* [Problem details]
Skip all pictures, then copy the lines from the start of the data through the line with "fig = go.Figure()", keeping both ends.

^^^^^^^^

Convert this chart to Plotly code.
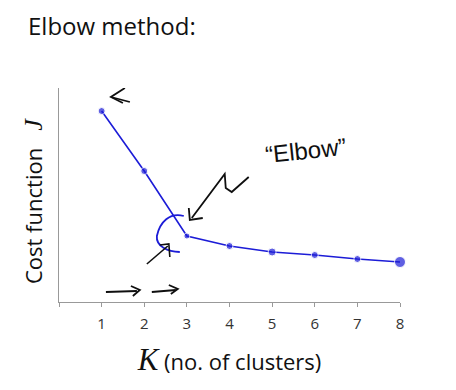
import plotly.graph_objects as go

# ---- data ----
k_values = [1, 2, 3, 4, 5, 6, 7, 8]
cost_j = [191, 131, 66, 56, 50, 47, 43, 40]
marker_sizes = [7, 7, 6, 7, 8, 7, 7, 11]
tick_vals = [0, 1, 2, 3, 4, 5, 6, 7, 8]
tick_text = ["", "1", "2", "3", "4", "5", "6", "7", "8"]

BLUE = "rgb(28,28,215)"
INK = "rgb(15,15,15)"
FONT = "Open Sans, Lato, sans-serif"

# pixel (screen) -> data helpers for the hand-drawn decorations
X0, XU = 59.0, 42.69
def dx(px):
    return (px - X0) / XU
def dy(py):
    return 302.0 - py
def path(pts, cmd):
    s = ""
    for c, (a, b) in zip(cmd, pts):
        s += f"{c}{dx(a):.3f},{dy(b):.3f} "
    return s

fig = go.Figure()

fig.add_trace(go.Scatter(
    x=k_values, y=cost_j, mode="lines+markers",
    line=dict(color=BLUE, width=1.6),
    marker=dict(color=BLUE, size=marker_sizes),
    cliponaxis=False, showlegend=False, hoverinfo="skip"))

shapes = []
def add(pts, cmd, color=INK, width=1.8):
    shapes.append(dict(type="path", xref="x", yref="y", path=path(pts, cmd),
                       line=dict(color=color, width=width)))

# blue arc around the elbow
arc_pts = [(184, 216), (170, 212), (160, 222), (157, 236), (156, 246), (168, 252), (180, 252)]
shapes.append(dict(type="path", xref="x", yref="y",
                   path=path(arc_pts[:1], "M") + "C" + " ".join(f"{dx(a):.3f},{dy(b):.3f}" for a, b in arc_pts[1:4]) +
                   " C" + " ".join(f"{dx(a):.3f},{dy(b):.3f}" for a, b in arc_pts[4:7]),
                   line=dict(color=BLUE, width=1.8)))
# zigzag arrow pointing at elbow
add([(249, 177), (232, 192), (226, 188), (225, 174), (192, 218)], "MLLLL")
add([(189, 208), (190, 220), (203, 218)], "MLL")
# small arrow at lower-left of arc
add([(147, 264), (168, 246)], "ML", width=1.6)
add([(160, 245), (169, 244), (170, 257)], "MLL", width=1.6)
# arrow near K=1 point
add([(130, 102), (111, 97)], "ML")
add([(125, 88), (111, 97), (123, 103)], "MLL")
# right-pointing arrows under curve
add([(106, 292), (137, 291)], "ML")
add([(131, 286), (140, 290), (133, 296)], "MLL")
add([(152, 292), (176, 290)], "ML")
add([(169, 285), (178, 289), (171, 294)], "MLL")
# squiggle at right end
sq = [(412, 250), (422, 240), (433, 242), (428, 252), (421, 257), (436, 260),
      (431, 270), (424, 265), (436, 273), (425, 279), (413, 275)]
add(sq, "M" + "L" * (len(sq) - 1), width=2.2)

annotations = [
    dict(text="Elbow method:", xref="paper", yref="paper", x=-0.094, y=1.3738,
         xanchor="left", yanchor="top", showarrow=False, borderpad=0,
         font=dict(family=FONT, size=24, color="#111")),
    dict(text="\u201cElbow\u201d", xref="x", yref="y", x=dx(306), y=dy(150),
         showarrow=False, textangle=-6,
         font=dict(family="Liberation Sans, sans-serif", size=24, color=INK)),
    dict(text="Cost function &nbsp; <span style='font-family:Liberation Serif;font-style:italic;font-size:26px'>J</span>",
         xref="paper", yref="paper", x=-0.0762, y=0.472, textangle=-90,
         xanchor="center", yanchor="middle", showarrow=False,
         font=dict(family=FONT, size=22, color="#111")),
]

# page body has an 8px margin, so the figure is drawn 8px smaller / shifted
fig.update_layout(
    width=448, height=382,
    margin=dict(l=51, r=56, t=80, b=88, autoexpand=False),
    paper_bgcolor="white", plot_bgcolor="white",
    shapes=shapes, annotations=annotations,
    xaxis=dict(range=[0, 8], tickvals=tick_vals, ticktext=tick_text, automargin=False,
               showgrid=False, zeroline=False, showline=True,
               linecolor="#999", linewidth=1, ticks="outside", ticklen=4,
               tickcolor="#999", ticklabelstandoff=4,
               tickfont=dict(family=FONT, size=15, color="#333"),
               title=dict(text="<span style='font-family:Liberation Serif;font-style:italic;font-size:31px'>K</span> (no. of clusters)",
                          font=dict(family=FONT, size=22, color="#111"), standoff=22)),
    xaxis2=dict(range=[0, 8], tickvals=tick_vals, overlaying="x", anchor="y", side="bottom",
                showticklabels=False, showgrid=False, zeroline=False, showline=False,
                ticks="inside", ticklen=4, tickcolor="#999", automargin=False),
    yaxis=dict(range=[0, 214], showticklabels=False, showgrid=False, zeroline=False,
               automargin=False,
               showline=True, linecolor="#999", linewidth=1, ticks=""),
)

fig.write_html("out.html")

^^^^^^^^

* [Full output]
Convert this chart to Plotly code.
import plotly.graph_objects as go

# ---- data ----
k_values = [1, 2, 3, 4, 5, 6, 7, 8]
cost_j = [191, 131, 66, 56, 50, 47, 43, 40]
marker_sizes = [7, 7, 6, 7, 8, 7, 7, 11]
tick_vals = [0, 1, 2, 3, 4, 5, 6, 7, 8]
tick_text = ["", "1", "2", "3", "4", "5", "6", "7", "8"]

BLUE = "rgb(28,28,215)"
INK = "rgb(15,15,15)"
FONT = "Open Sans, Lato, sans-serif"

# pixel (screen) -> data helpers for the hand-drawn decorations
X0, XU = 59.0, 42.69
def dx(px):
    return (px - X0) / XU
def dy(py):
    return 302.0 - py
def path(pts, cmd):
    s = ""
    for c, (a, b) in zip(cmd, pts):
        s += f"{c}{dx(a):.3f},{dy(b):.3f} "
    return s

fig = go.Figure()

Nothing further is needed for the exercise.